- _PROBLEM TO WORK ON_: Select from the data all lines with the word "matplotlib".
-- START OF RAW DATA --
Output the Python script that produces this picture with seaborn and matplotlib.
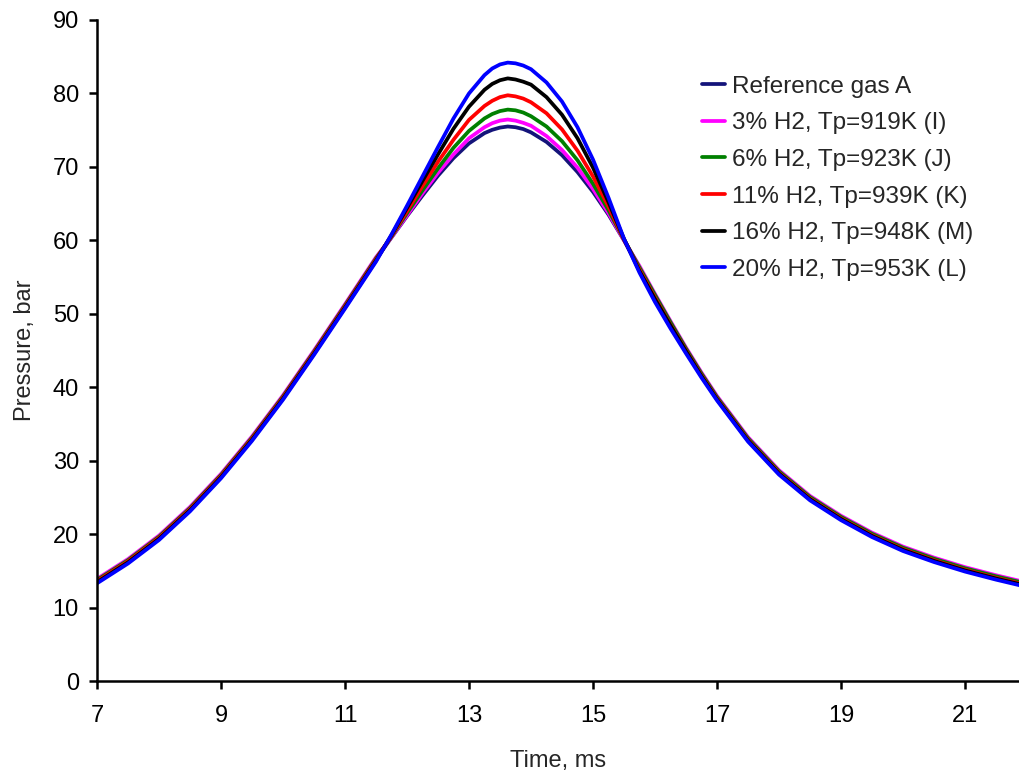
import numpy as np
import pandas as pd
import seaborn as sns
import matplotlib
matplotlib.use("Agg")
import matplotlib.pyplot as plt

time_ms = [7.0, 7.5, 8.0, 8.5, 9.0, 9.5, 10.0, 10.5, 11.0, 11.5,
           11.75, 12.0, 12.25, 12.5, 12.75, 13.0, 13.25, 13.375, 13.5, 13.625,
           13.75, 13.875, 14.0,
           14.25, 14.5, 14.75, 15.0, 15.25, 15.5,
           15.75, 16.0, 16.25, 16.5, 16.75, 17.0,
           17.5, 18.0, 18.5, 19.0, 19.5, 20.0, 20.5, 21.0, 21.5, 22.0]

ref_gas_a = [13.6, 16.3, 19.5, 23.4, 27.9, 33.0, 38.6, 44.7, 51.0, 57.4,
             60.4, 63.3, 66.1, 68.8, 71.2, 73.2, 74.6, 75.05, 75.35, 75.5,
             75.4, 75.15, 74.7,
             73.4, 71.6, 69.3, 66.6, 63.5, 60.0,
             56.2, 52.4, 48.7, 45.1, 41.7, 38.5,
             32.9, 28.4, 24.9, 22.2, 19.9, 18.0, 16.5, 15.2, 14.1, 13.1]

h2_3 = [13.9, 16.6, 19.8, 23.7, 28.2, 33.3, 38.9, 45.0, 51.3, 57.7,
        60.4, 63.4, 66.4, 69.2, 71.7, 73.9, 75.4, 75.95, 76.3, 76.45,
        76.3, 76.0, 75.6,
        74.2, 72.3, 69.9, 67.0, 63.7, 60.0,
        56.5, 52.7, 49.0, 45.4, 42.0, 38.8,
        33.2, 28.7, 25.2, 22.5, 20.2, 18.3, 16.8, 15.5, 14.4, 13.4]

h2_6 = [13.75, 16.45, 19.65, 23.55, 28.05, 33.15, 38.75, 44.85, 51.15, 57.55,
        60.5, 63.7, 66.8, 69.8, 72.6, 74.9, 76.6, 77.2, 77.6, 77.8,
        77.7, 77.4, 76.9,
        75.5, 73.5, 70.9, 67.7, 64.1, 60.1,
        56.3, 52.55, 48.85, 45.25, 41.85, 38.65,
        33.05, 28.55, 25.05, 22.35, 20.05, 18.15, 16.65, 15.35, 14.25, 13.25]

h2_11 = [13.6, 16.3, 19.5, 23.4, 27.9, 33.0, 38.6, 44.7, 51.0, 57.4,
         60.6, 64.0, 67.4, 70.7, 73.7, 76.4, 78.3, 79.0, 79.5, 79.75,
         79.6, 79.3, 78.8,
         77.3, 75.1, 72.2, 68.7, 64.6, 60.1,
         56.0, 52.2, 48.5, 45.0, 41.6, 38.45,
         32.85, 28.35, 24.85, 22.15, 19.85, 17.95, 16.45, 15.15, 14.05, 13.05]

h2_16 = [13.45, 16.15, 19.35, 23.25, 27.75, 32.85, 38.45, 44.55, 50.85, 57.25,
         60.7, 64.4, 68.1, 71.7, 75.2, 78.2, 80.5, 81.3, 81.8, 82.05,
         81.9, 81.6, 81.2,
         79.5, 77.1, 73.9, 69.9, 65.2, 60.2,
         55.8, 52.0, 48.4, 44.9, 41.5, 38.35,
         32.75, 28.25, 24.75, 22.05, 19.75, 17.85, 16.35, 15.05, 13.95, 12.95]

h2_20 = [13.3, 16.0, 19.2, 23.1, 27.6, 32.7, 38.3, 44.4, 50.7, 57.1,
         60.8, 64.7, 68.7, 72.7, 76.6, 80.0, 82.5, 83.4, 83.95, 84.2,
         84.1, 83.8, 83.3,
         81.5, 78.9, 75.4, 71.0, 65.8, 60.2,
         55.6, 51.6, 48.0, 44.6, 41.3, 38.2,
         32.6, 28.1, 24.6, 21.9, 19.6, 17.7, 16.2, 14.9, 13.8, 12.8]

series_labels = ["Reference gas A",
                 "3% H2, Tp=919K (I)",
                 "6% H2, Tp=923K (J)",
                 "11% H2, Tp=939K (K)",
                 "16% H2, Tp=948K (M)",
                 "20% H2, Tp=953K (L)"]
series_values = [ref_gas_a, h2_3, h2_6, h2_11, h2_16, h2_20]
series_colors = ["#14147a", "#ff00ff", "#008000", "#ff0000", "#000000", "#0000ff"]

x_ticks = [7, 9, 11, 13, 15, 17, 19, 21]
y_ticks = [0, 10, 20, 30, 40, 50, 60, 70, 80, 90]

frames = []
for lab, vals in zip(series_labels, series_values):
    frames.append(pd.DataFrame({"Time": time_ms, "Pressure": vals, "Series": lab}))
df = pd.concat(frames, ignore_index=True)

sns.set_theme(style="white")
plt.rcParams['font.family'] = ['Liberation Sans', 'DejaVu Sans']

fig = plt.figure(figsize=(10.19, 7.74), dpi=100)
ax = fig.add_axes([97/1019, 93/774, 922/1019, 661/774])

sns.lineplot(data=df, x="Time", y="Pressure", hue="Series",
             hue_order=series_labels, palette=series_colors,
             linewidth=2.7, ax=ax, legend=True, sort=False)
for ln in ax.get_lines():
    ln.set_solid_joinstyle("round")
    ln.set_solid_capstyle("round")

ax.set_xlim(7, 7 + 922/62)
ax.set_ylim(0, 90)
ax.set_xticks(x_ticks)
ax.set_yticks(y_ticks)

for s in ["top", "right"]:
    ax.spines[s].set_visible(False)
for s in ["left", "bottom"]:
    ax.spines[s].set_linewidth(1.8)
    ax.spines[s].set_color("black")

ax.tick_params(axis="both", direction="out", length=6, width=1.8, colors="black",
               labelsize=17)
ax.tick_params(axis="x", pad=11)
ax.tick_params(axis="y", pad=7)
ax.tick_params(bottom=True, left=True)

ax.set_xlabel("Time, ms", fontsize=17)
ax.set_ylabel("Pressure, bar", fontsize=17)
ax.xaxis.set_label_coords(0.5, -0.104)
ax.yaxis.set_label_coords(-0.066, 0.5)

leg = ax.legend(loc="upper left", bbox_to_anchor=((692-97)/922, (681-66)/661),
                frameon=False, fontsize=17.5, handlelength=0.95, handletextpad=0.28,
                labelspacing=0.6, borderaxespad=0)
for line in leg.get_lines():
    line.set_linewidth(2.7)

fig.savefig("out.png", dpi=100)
-- END OF RAW DATA --
- _FULL OUTPUT_:
Output the Python script that produces this picture with seaborn and matplotlib.
import matplotlib
matplotlib.use("Agg")
import matplotlib.pyplot as plt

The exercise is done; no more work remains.